City Minister Andrea Leadsom confirmed that the FPC will be given new tools to ensure the ongoing stability of the housing market through setting limits on debt to income ratios and loan to value ratios for mortgages.

The FPC recommended it be given these powers after the Chancellor announced his intention in his 2014 Mansion House speech to give the FPC the necessary powers to tackle future housing market risks.

The government’s announcement follows separate Treasury consultations on granting the Bank of England additional powers to address any emerging risks to financial stability from the housing market.
 
‘The Bank of England will have further powers to safeguard the stability of Britain’s financial system from any future risks posed by our housing market or banks,’ said Chancellor George Osborne.

‘Curbing Britain’s age-old vulnerability to banking and housing booms is one of the goals I recently set for the next two decades of Britain’s economic policy, and this announcement of new powers for the Bank of England shows our determination to achieve this,’ he explained.

The additional powers over the housing market are commonly held by the Bank’s counterparts in other countries. Loan to value limits are used extensively in countries including Canada, New Zealand and Norway. Several other countries, including the Netherlands, Switzerland and the US have already introduced leverage requirements for systemic firms.

The legislation sets out the new powers of direction that the government will grant the FPC over loan to value limits and debt to income limits for owner occupied mortgages, as requested by the FPC in October 2014.

The government intends to consult separately early in the new Parliament on the FPC’s recommendations for it to have new powers over the buy to let market, with a view to building an in depth evidence base on how the operation of the UK buy to let housing market may carry risks to financial stability.

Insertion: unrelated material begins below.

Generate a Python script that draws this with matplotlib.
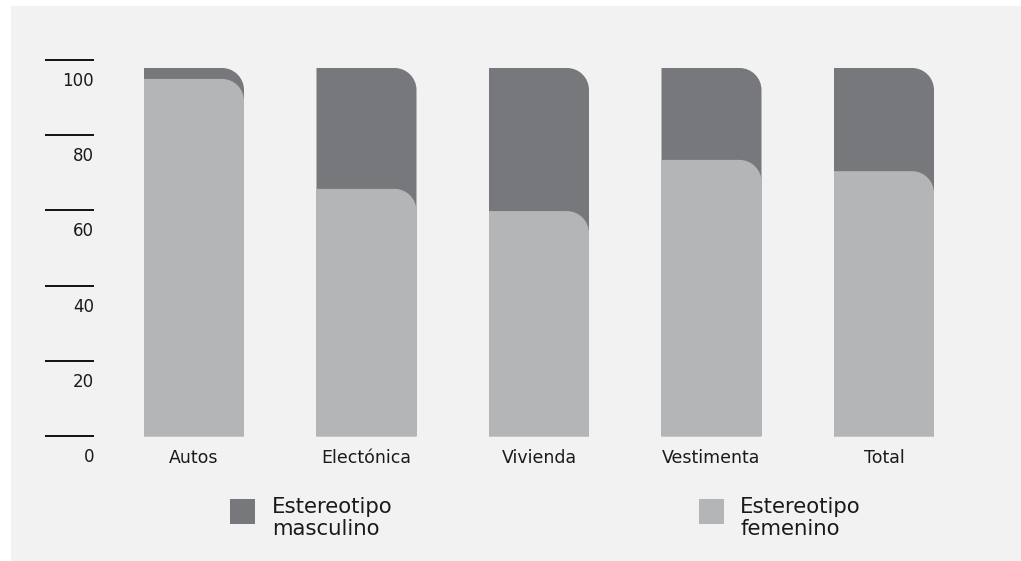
import matplotlib
matplotlib.use("Agg")
import matplotlib.pyplot as plt
from matplotlib.path import Path
from matplotlib.patches import PathPatch, Rectangle
from matplotlib.transforms import ScaledTranslation

plt.rcParams["font.family"] = ["DejaVu Sans"]

# ---- data ----
categories = ["Autos", "Electónica", "Vivienda", "Vestimenta", "Total"]
femenino = [94.9, 65.7, 59.8, 73.4, 70.4]
masculino = [2.9, 32.1, 38.0, 24.4, 27.4]
y_ticks = [0, 20, 40, 60, 80, 100]
legend_labels = ["Estereotipo\nmasculino", "Estereotipo\nfemenino"]

# ---- style ----
W, H = 1021, 561
BG = "#f2f2f2"
DARK = "#77787c"
LIGHT = "#b4b5b7"
TXT = "#1a1a1a"

fig = plt.figure(figsize=(W / 100, H / 100), dpi=100)
fig.patch.set_facecolor("white")
fig.add_artist(Rectangle((11 / W, 0), 1 - 11 / W, 1 - 6 / H,
                         transform=fig.transFigure, facecolor=BG,
                         edgecolor="none", zorder=0))

ax = fig.add_axes([0, 0, 1, 1])
ax.set_facecolor("none")
ax.axis("off")

PX_X = 172.5   # pixels per category step
PX_Y = 3.766   # pixels per y unit
x0_px = 194.0
y0_px = 436.3
ax.set_xlim(-x0_px / PX_X, (W - x0_px) / PX_X)
ax.set_ylim(-(H - y0_px) / PX_Y, y0_px / PX_Y)

bar_w = 100 / PX_X
r_px = 22
rx, ry = r_px / PX_X, r_px / PX_Y
K = 0.5523


def rounded_bar(x, h, color, z):
    xl, xr = x - bar_w / 2, x + bar_w / 2
    verts = [(xl, 0), (xr, 0), (xr, h - ry),
             (xr, h - ry + K * ry), (xr - rx + K * rx, h), (xr - rx, h),
             (xl, h), (xl, 0)]
    codes = [Path.MOVETO, Path.LINETO, Path.LINETO,
             Path.CURVE4, Path.CURVE4, Path.CURVE4,
             Path.LINETO, Path.CLOSEPOLY]
    ax.add_patch(PathPatch(Path(verts, codes), facecolor=color,
                           edgecolor="none", zorder=z))


cat_off = ax.transData + ScaledTranslation(0, -22 / 100, fig.dpi_scale_trans)
for i, (f, m) in enumerate(zip(femenino, masculino)):
    rounded_bar(i, f + m, DARK, 2)
    rounded_bar(i, f, LIGHT, 3)
    ax.text(i, 0, categories[i], ha="center", va="center", fontsize=12.5,
            color=TXT, transform=cat_off)

# y ticks as short lines with labels below
tx0 = (45 - x0_px) / PX_X
tx1 = (94 - x0_px) / PX_X
lab_off = ax.transData + ScaledTranslation(0, -21 / 100, fig.dpi_scale_trans)
for t in y_ticks:
    ax.plot([tx0, tx1], [t, t], color="black", lw=1.3, zorder=2,
            solid_capstyle="butt")
    ax.text(tx1, t, str(t), ha="right", va="center", fontsize=12, color=TXT,
            transform=lab_off)

# legend
for (sx, tx), col, lab in zip([(230, 272), (699, 740)], [DARK, LIGHT], legend_labels):
    fig.add_artist(Rectangle((sx / W, 1 - 524 / H), 25 / W, 25 / H,
                             transform=fig.transFigure, facecolor=col,
                             edgecolor="none", zorder=3))
    fig.text(tx / W, 1 - 497 / H, lab, ha="left", va="top", fontsize=15.3,
             color=TXT, linespacing=1.15)

fig.savefig("out.png", dpi=100, facecolor=fig.get_facecolor())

According to Andrew Tyrie MP, chairman of the Treasury Committee and former Chairman of the Parliamentary Commission on Banking Standards, said that the setting of limits on debt to income ratios and loan to value ratios for mortgages could help to tackle the economic and financial stability risks posed by an overheating housing market.

‘However, there are limits to what can be expected of regulators: the identification of the cycle is an inherently extremely tough task. It could turn out to be insuperable. These new powers will affect millions of taxpayers and households across the country. The FPC is still largely unknown to the public and it is therefore crucial that it is transparent about how it reaches its decisions,’ he pointed out.

Peter Williams, executive director of the Intermediary Mortgage Lenders Association (IMLA), that the Bank must think very carefully before bringing its new powers of direction to bear on the mortgage market, particularly in the short term.
 
‘Recent changes to mortgage regulations have significantly reshaped the market and the full impacts on consumers are still emerging in the wake of April’s Mortgage Market Review implementation and October’s FPC actions,’ he explained.

‘There is every possibility of the pendulum swinging too far unless the market has time to fully take these on board. IMLA, like the Council of Mortgage Lenders, questioned whether the Bank needed the powers of direction it has now been granted instead of its previous power of recommendation,’ he pointed out.
 
‘The recent slowing of house price growth is an encouraging sign that the Bank may not need to deploy these extra powers to guard against financial risks. With further regulatory changes coming down the line from Europe, we must avoid a situation where the host of checks and balances now in place fundamentally reshapes the mortgage market and in so doing chokes off people’s legitimate aspirations to own a home when they can clearly afford a mortgage to do so. The announcement puts the Bank firmly in the firing line and it must use its new powers extremely prudently,’ he added.